CLEMENTINE AND CARDAMOM UPSIDE-DOWN CAKE
(Serves 10-12)
For the topping:
125g caster sugar
8 clementines
For the cake:
285g unsalted butter
285g light brown muscovado sugar
5 large eggs, beaten
285g self-raising flour
1 1/2tsp ground cardamom
1tsp fine sea salt
For the glaze: (optional)
4tbsp apricot jam
1tbsp water
Preheat the oven to 170°C/150°C fan/gas mark 3. Grease a 23cm round loose-bottomed cake tin and line with baking paper. For the topping, heat a medium saucepan over a medium-high heat. Once the pan is hot, add the sugar and allow it to melt and slowly turn to an amber caramel – the sugar touching the base of the pan will turn first, and slowly but the sugar on top will soon become liquid too. Give the pan a little swirl as the sugar starts to melt.
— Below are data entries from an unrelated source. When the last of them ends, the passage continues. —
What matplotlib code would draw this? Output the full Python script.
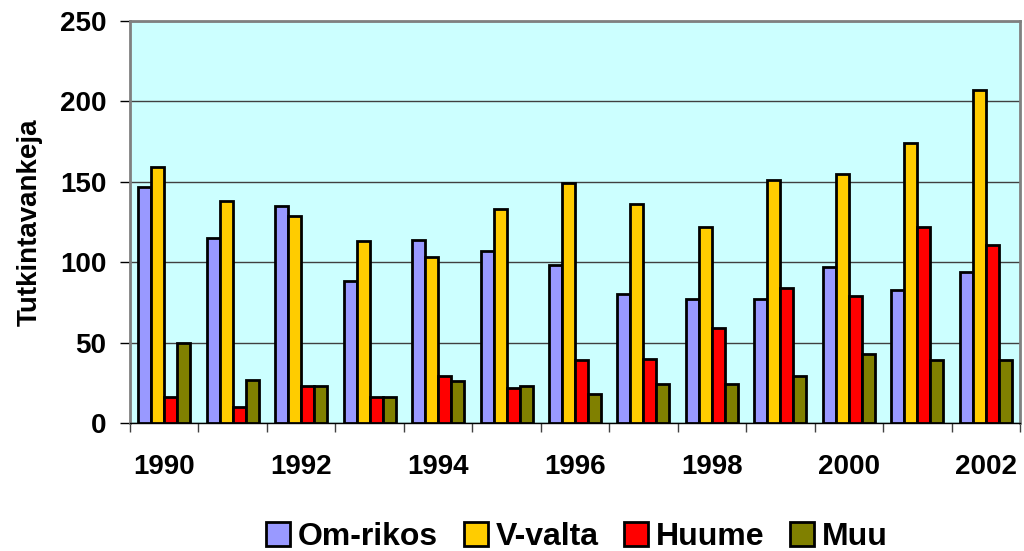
import numpy as np
import matplotlib.pyplot as plt
from matplotlib.patches import Patch

plt.rcParams['font.family'] = ['Liberation Sans', 'DejaVu Sans']
plt.rcParams['font.weight'] = 'bold'

years = [1990, 1991, 1992, 1993, 1994, 1995, 1996, 1997, 1998, 1999, 2000, 2001, 2002]
om_rikos = [147, 115, 135, 88, 114, 107, 98, 80, 77, 77, 97, 83, 94]
v_valta = [159, 138, 129, 113, 103, 133, 149, 136, 122, 151, 155, 174, 207]
huume = [16, 10, 23, 16, 29, 22, 39, 40, 59, 84, 79, 122, 111]
muu = [50, 27, 23, 16, 26, 23, 18, 24, 24, 29, 43, 39, 39]

series = ["Om-rikos", "V-valta", "Huume", "Muu"]
colors = ["#9999FF", "#FFCC00", "#FF0000", "#808000"]

fig = plt.figure(figsize=(10.24, 5.51), dpi=100)
ax = fig.add_axes([130 / 1024, 128 / 551, 890 / 1024, 402 / 551])
ax.set_facecolor("#CCFFFF")

x = np.arange(len(years))
w = 0.19
for i, (vals, c) in enumerate(zip([om_rikos, v_valta, huume, muu], colors)):
    ax.bar(x + (i - 1.5) * w, vals, width=w, color=c, edgecolor="black",
           linewidth=2, zorder=3)

ax.set_xlim(-0.5, len(years) - 0.5)
ax.set_ylim(0, 250)
ax.set_yticks(range(0, 251, 50))
ax.yaxis.grid(True, color="#404040", linewidth=1, zorder=1)

# tick marks between groups, labels under every other year
ax.set_xticks(np.arange(-0.5, len(years), 1))
ax.set_xticklabels([])
ax.set_xticks(x[::2], minor=True)
ax.set_xticklabels([str(y) for y in years[::2]], minor=True)
ax.tick_params(axis="x", which="minor", length=0, pad=22, labelsize=20)
ax.tick_params(axis="x", which="major", length=6.5, width=1, color="#404040")
ax.tick_params(axis="y", length=7, width=1, labelsize=20, pad=10)

for s in ["top", "right", "left"]:
    ax.spines[s].set_color("#808080")
    ax.spines[s].set_linewidth(2)
ax.spines["bottom"].set_color("black")
ax.spines["bottom"].set_linewidth(1)

ax.set_ylabel("Tutkintavankeja", fontsize=20, fontweight="bold", labelpad=12)

handles = [Patch(facecolor=c, edgecolor="black", linewidth=2) for c in colors]
fig.legend(handles, series, loc="center", bbox_to_anchor=(577 / 1024, 14 / 551),
           ncol=4, frameon=False, prop={"size": 23, "weight": "bold"},
           handlelength=0.75, handleheight=0.75, handletextpad=0.25,
           columnspacing=0.8)

fig.savefig("out.png", dpi=100)
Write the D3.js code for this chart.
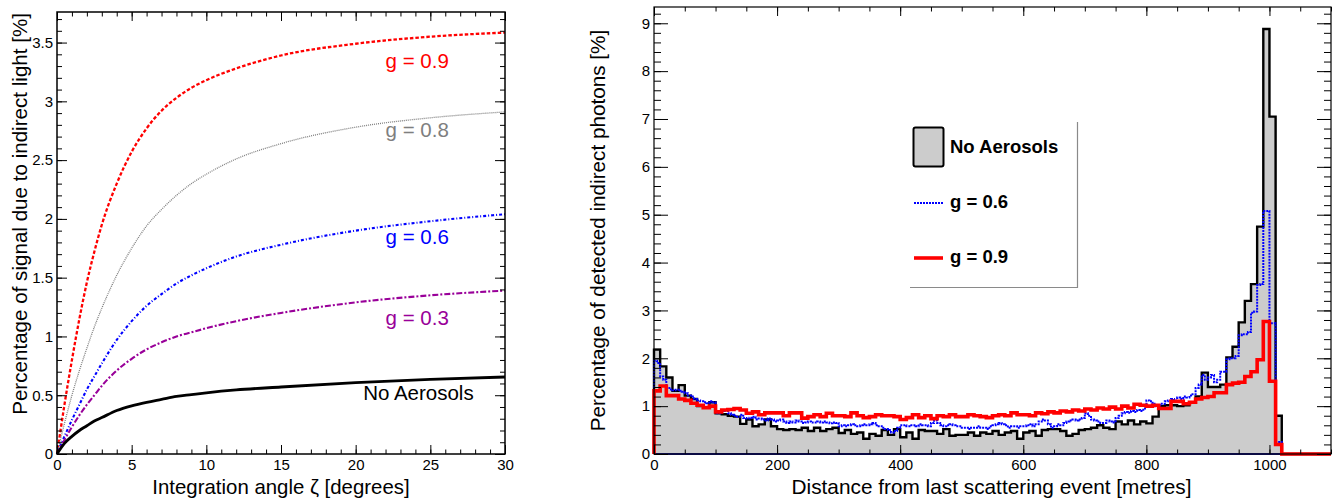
<!DOCTYPE html>
<html>
<head>
<meta charset="utf-8">
<script src="https://cdn.jsdelivr.net/npm/d3@7"></script>
<style>
  body { margin: 0; background: #fff; }
  svg { display: block; }
  text { font-family: "Liberation Sans", Arial, Helvetica, sans-serif; }
</style>
</head>
<body>
<script>
// ---- left panel: signal fraction vs integration angle ----
const angle = [0, 0.5, 1, 1.5, 2, 2.5, 3, 4, 5, 6, 7, 8, 9, 10, 12, 15, 20, 25, 30];
const g09 = [0, 0.42, 0.80, 1.15, 1.46, 1.72, 1.95, 2.30, 2.57, 2.77, 2.92, 3.03, 3.115, 3.18, 3.28, 3.39, 3.49, 3.55, 3.585];
const g08 = [0, 0.26, 0.50, 0.71, 0.90, 1.08, 1.24, 1.52, 1.75, 1.94, 2.08, 2.20, 2.30, 2.38, 2.51, 2.64, 2.78, 2.86, 2.91];
const g06 = [0, 0.15, 0.29, 0.42, 0.55, 0.66, 0.77, 0.97, 1.13, 1.26, 1.36, 1.45, 1.52, 1.58, 1.68, 1.78, 1.90, 1.98, 2.04];
const g03 = [0, 0.12, 0.23, 0.33, 0.42, 0.50, 0.58, 0.71, 0.81, 0.89, 0.95, 1.00, 1.035, 1.07, 1.13, 1.20, 1.29, 1.35, 1.39];
const noAer = [0, 0.09, 0.15, 0.20, 0.24, 0.28, 0.31, 0.37, 0.41, 0.44, 0.465, 0.49, 0.505, 0.52, 0.545, 0.57, 0.607, 0.635, 0.655];

const curveNames = ["g = 0.9", "g = 0.8", "g = 0.6", "g = 0.3", "No Aerosols"];
const curveLabelX = [22, 22, 22, 22, 20.5];
const curveLabelY = [3.28, 2.70, 1.79, 1.10, 0.46];

const angleMajor = [0, 5, 10, 15, 20, 25, 30];
const angleMinor = d3.range(0, 31, 1);
const pctMajor = [0, 0.5, 1, 1.5, 2, 2.5, 3, 3.5];
const pctMinor = d3.range(0, 3.75, 0.1);

// ---- right panel: histograms, 10 m bins (g = 0.6 in 5 m bins) ----
const distMax = 1100;
const histNoAer = [
  2.18, 1.83, 1.60, 1.32, 1.44, 1.22, 1.15, 1.00, 0.97, 1.08,
  0.85, 0.83, 0.80, 0.78, 0.63, 0.72, 0.58, 0.62, 0.72, 0.58,
  0.52, 0.50, 0.52, 0.50, 0.55, 0.48, 0.55, 0.48, 0.52, 0.55,
  0.44, 0.50, 0.42, 0.45, 0.32, 0.42, 0.38, 0.50, 0.40, 0.52,
  0.35, 0.45, 0.32, 0.50, 0.48, 0.48, 0.42, 0.52, 0.38, 0.40,
  0.40, 0.45, 0.38, 0.45, 0.42, 0.48, 0.40, 0.45, 0.48, 0.32,
  0.45, 0.48, 0.38, 0.50, 0.52, 0.52, 0.48, 0.38, 0.42, 0.50,
  0.52, 0.55, 0.60, 0.55, 0.52, 0.68, 0.62, 0.70, 0.62, 0.68,
  0.64, 0.78, 1.00, 1.02, 1.02, 1.00, 1.02, 1.08, 1.20, 1.70,
  1.40, 1.40, 1.45, 2.02, 2.24, 2.75, 3.20, 3.55, 4.75, 8.88,
  7.05, 0.80, 0, 0, 0, 0, 0, 0, 0, 0
];
const histG09 = [
  1.32, 1.42, 1.22, 1.22, 1.15, 1.12, 1.06, 1.02, 0.97, 1.00,
  0.88, 0.92, 0.93, 0.95, 0.92, 0.85, 0.88, 0.82, 0.86, 0.86,
  0.86, 0.80, 0.86, 0.86, 0.75, 0.78, 0.82, 0.78, 0.85, 0.80,
  0.80, 0.78, 0.86, 0.80, 0.76, 0.78, 0.82, 0.80, 0.80, 0.78,
  0.72, 0.76, 0.82, 0.76, 0.80, 0.74, 0.80, 0.78, 0.82, 0.78,
  0.78, 0.82, 0.80, 0.78, 0.76, 0.80, 0.82, 0.80, 0.86, 0.82,
  0.82, 0.80, 0.86, 0.84, 0.88, 0.86, 0.90, 0.88, 0.92, 0.90,
  0.94, 0.92, 0.96, 0.94, 0.98, 0.94, 1.00, 0.96, 1.04, 1.02,
  1.00, 1.02, 0.95, 0.95, 1.10, 1.10, 1.05, 1.08, 1.15, 1.18,
  1.20, 1.28, 1.28, 1.45, 1.48, 1.50, 1.62, 1.72, 1.97, 2.77,
  1.52, 0.20, 0, 0, 0, 0, 0, 0, 0, 0
];
const histG06 = [
  1.95, 1.90, 1.62, 1.55, 1.38, 1.35, 1.33, 1.34, 1.32, 1.30, 1.27, 1.22, 1.20, 1.15, 1.12, 1.10, 1.08, 1.06, 1.10, 1.08,
  0.85, 0.85, 0.90, 0.92, 0.85, 0.82, 0.80, 0.78, 0.82, 0.75, 0.74, 0.76, 0.78, 0.72, 0.74, 0.72, 0.70, 0.74, 0.72, 0.68,
  0.70, 0.72, 0.68, 0.65, 0.68, 0.66, 0.70, 0.68, 0.65, 0.66, 0.68, 0.66, 0.66, 0.68, 0.66, 0.68, 0.66, 0.64, 0.66, 0.65,
  0.58, 0.60, 0.58, 0.60, 0.62, 0.60, 0.58, 0.60, 0.62, 0.60, 0.62, 0.65, 0.60, 0.58, 0.55, 0.52, 0.50, 0.45, 0.48, 0.55,
  0.60, 0.60, 0.58, 0.60, 0.60, 0.58, 0.62, 0.60, 0.60, 0.58, 0.65, 0.70, 0.65, 0.60, 0.58, 0.60, 0.62, 0.60, 0.58, 0.58,
  0.55, 0.55, 0.52, 0.55, 0.55, 0.58, 0.55, 0.55, 0.52, 0.58, 0.60, 0.62, 0.65, 0.62, 0.60, 0.55, 0.58, 0.58, 0.55, 0.58,
  0.58, 0.60, 0.62, 0.58, 0.62, 0.68, 0.72, 0.70, 0.62, 0.55, 0.58, 0.62, 0.60, 0.65, 0.68, 0.70, 0.72, 0.70, 0.72, 0.75,
  0.85, 0.80, 0.72, 0.70, 0.68, 0.65, 0.65, 0.70, 0.68, 0.66, 0.75, 0.80, 0.85, 0.88, 0.86, 0.90, 0.88, 0.92, 0.90, 0.95,
  1.12, 1.10, 1.05, 1.00, 1.02, 1.05, 1.10, 1.12, 1.15, 1.12, 1.18, 1.15, 1.20, 1.18, 1.22, 1.25, 1.38, 1.45, 1.65, 1.55,
  1.60, 1.65, 1.50, 1.55, 1.72, 1.72, 1.98, 2.00, 2.00, 2.05, 2.48, 2.50, 2.50, 2.55, 2.95, 2.98, 3.53, 3.55, 5.08, 5.08,
  2.73, 2.73, 0.25, 0.25, 0, 0, 0, 0, 0, 0, 0, 0, 0, 0, 0, 0, 0, 0, 0, 0
];
const legendNames = ["No Aerosols", "g = 0.6", "g = 0.9"];

const distMajor = [0, 200, 400, 600, 800, 1000];
const distMinor = d3.range(0, 1101, 50);
const photMajor = d3.range(0, 10, 1);
const photMinor = d3.range(0, 9.3, 0.2);

window.onload = function() {
    const svg = d3.select("body").append("svg")
        .attr("width", 1340)
        .attr("height", 498);

    // scales
    const xL = d3.scaleLinear([0, 30], [57, 505]);
    const yL = d3.scaleLinear([0, 3.76], [454, 12]);
    const xR = d3.scaleLinear([0, distMax], [654, 1331]);
    const yR = d3.scaleLinear([0, 9.34], [454, 7]);

    // ---------- left panel ----------
    const styles = [
        {data: g09, color: "#ff0000", width: 2.3, dash: "3.5,2"},
        {data: g08, color: "#7f7f7f", width: 1.3, dash: "1,1"},
        {data: g06, color: "#0000ff", width: 2.1, dash: "3,2,1,2"},
        {data: g03, color: "#990099", width: 2.1, dash: "6,2,2,2"},
        {data: noAer, color: "#000000", width: 2.8, dash: null}
    ];
    const lineL = d3.line()
        .x(d => xL(d[0]))
        .y(d => yL(d[1]))
        .curve(d3.curveMonotoneX);

    styles.forEach(function(s) {
        svg.append("path")
            .datum(angle.map((a, i) => [a, s.data[i]]))
            .attr("fill", "none")
            .attr("stroke", s.color)
            .attr("stroke-width", s.width)
            .attr("stroke-dasharray", s.dash)
            .attr("d", lineL);
    });

    svg.append("g").selectAll("text")
        .data(curveNames)
        .join("text")
        .attr("x", (d, i) => xL(curveLabelX[i]))
        .attr("y", (d, i) => yL(curveLabelY[i]))
        .attr("fill", (d, i) => styles[i].color)
        .attr("font-size", "20.5px")
        .text(d => d);

    drawFrame(svg, xL, yL, angleMajor, angleMinor, pctMajor, pctMinor,
        {xMaj: 9, xMin: 4.5, yMaj: 10, yMin: 5, sw: 1.3, fy: d3.format("~g")});

    svg.append("text")
        .attr("x", (xL(0) + xL(30)) / 2)
        .attr("y", 494)
        .attr("text-anchor", "middle")
        .attr("font-size", "20.4px")
        .text("Integration angle ζ [degrees]");

    svg.append("text")
        .attr("transform", "translate(27,13) rotate(-90)")
        .attr("text-anchor", "end")
        .attr("font-size", "20.6px")
        .text("Percentage of signal due to indirect light [%]");

    // ---------- right panel ----------
    const w10 = 10, w5 = 5;
    function steps(vals, w) {
        const pts = [[0, 0]];
        vals.forEach((v, i) => pts.push([i * w, v]));
        pts.push([vals.length * w, vals[vals.length - 1]]);
        pts.push([vals.length * w, 0]);
        return pts;
    }
    const stepLine = d3.line()
        .x(d => xR(d[0]))
        .y(d => yR(d[1]))
        .curve(d3.curveStepAfter);
    const stepArea = d3.area()
        .x(d => xR(d[0]))
        .y0(yR(0))
        .y1(d => yR(d[1]))
        .curve(d3.curveStepAfter);

    svg.append("path")
        .datum(steps(histNoAer, w10))
        .attr("fill", "#cccccc")
        .attr("d", stepArea);
    svg.append("path")
        .datum(steps(histNoAer, w10))
        .attr("fill", "none")
        .attr("stroke", "#000")
        .attr("stroke-width", 2.4)
        .attr("d", stepLine);

    // baseline of the g = 0.6 histogram
    svg.append("line")
        .attr("x1", xR(0)).attr("x2", xR(distMax))
        .attr("y1", yR(0)).attr("y2", yR(0))
        .attr("stroke", "#1c1ca8")
        .attr("stroke-width", 2.2);

    svg.append("path")
        .datum(steps(histG06, w5))
        .attr("fill", "none")
        .attr("stroke", "#0000ff")
        .attr("stroke-width", 2)
        .attr("stroke-dasharray", "2,1")
        .attr("d", stepLine);

    svg.append("path")
        .datum(steps(histG09, w10))
        .attr("fill", "none")
        .attr("stroke", "#ff0000")
        .attr("stroke-width", 3.6)
        .attr("d", stepLine);

    drawFrame(svg, xR, yR, distMajor, distMinor, photMajor, photMinor,
        {xMaj: 9, xMin: 4.5, yMaj: 14, yMin: 7, sw: 1, fy: d3.format("d")});

    svg.append("text")
        .attr("x", (xR(0) + xR(distMax)) / 2 - 1)
        .attr("y", 494)
        .attr("text-anchor", "middle")
        .attr("font-size", "20.8px")
        .text("Distance from last scattering event [metres]");

    svg.append("text")
        .attr("transform", `translate(605,${(yR(0) + yR(9.34)) / 2}) rotate(-90)`)
        .attr("text-anchor", "middle")
        .attr("font-size", "20.7px")
        .text("Percentage of detected indirect photons [%]");

    // legend
    const leg = svg.append("g");
    leg.append("path")
        .attr("d", "M910,287.5H1077.5V122")
        .attr("fill", "none")
        .attr("stroke", "#8a8a8a")
        .attr("stroke-width", 1.2);
    leg.append("rect")
        .attr("x", 913.5).attr("y", 127.5)
        .attr("width", 30).attr("height", 39)
        .attr("rx", 2)
        .attr("fill", "#cccccc")
        .attr("stroke", "#000")
        .attr("stroke-width", 2);
    leg.append("line")
        .attr("x1", 914).attr("x2", 943).attr("y1", 203).attr("y2", 203)
        .attr("stroke", "#0000ff").attr("stroke-width", 2)
        .attr("stroke-dasharray", "2,1");
    leg.append("line")
        .attr("x1", 914).attr("x2", 943).attr("y1", 258).attr("y2", 258)
        .attr("stroke", "#ff0000").attr("stroke-width", 3.6);
    leg.selectAll("text")
        .data(legendNames)
        .join("text")
        .attr("x", 950)
        .attr("y", (d, i) => [153, 208, 263][i])
        .attr("font-size", "18.5px")
        .attr("font-weight", "bold")
        .text(d => d);
};

function drawFrame(svg, x, y, xMaj, xMin, yMaj, yMin, o) {
    const [xa, xb] = x.range();
    const [ya, yb] = y.range();
    const noDomain = g => g.select(".domain").remove();

    // bottom
    svg.append("g").attr("transform", `translate(0,${ya})`)
        .call(d3.axisBottom(x).tickValues(xMin).tickSize(-o.xMin).tickFormat(""))
        .call(noDomain);
    svg.append("g").attr("transform", `translate(0,${ya})`)
        .call(d3.axisBottom(x).tickValues(xMaj).tickSize(-o.xMaj).tickPadding(5).tickFormat(d3.format("d")))
        .call(noDomain);
    // top
    svg.append("g").attr("transform", `translate(0,${yb})`)
        .call(d3.axisTop(x).tickValues(xMin).tickSize(-o.xMin).tickFormat(""))
        .call(noDomain);
    svg.append("g").attr("transform", `translate(0,${yb})`)
        .call(d3.axisTop(x).tickValues(xMaj).tickSize(-o.xMaj).tickFormat(""))
        .call(noDomain);
    // left
    svg.append("g").attr("transform", `translate(${xa},0)`)
        .call(d3.axisLeft(y).tickValues(yMin).tickSize(-o.yMin).tickFormat(""))
        .call(noDomain);
    svg.append("g").attr("transform", `translate(${xa},0)`)
        .call(d3.axisLeft(y).tickValues(yMaj).tickSize(-o.yMaj).tickPadding(4).tickFormat(o.fy))
        .call(noDomain);
    // right
    svg.append("g").attr("transform", `translate(${xb},0)`)
        .call(d3.axisRight(y).tickValues(yMin).tickSize(-o.yMin).tickFormat(""))
        .call(noDomain);
    svg.append("g").attr("transform", `translate(${xb},0)`)
        .call(d3.axisRight(y).tickValues(yMaj).tickSize(-o.yMaj).tickFormat(""))
        .call(noDomain);

    svg.selectAll(".tick line").attr("stroke-width", o.sw);
    svg.selectAll(".tick text")
        .attr("font-size", "15px")
        .attr("font-family", "'Liberation Sans', Arial, sans-serif")
        .attr("fill", "#000");

    svg.append("rect")
        .attr("x", xa).attr("y", yb)
        .attr("width", xb - xa).attr("height", ya - yb)
        .attr("fill", "none")
        .attr("stroke", "#000")
        .attr("stroke-width", o.sw + 0.2);
}
</script>
</body>
</html>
Once you have a dark caramel, pour it into the base of the prepared cake tin.
Keeping them whole, peel the clementines, then cut them in half horizontally to retain that little hole in the top and bottom. Arrange the clementine halves, hump-side down, on the caramel. For the cake, cream together the butter and sugar until really soft - the butter should become very pale and the sugar will more or less dissolve into it. Add the eggs, a little at a time, beating well after each addition, then add the flour, cardamom and salt and beat in just until incorporated to a smooth batter.
Pour the batter over the clementines and gently level it out, being careful not to displace the fruits. Bake for one hour or, until a skewer inserted into the centre of the cake comes out clean. Remove from the oven and allow to cool in the tin for five minutes, then invert on to a plate.
For the glaze, combine the jam and water in a small pan and bring to the boil. Paint on to the cake with a pastry brush. The cake will keep for a few days in an airtight tin; it'll actually be that bit better on day two.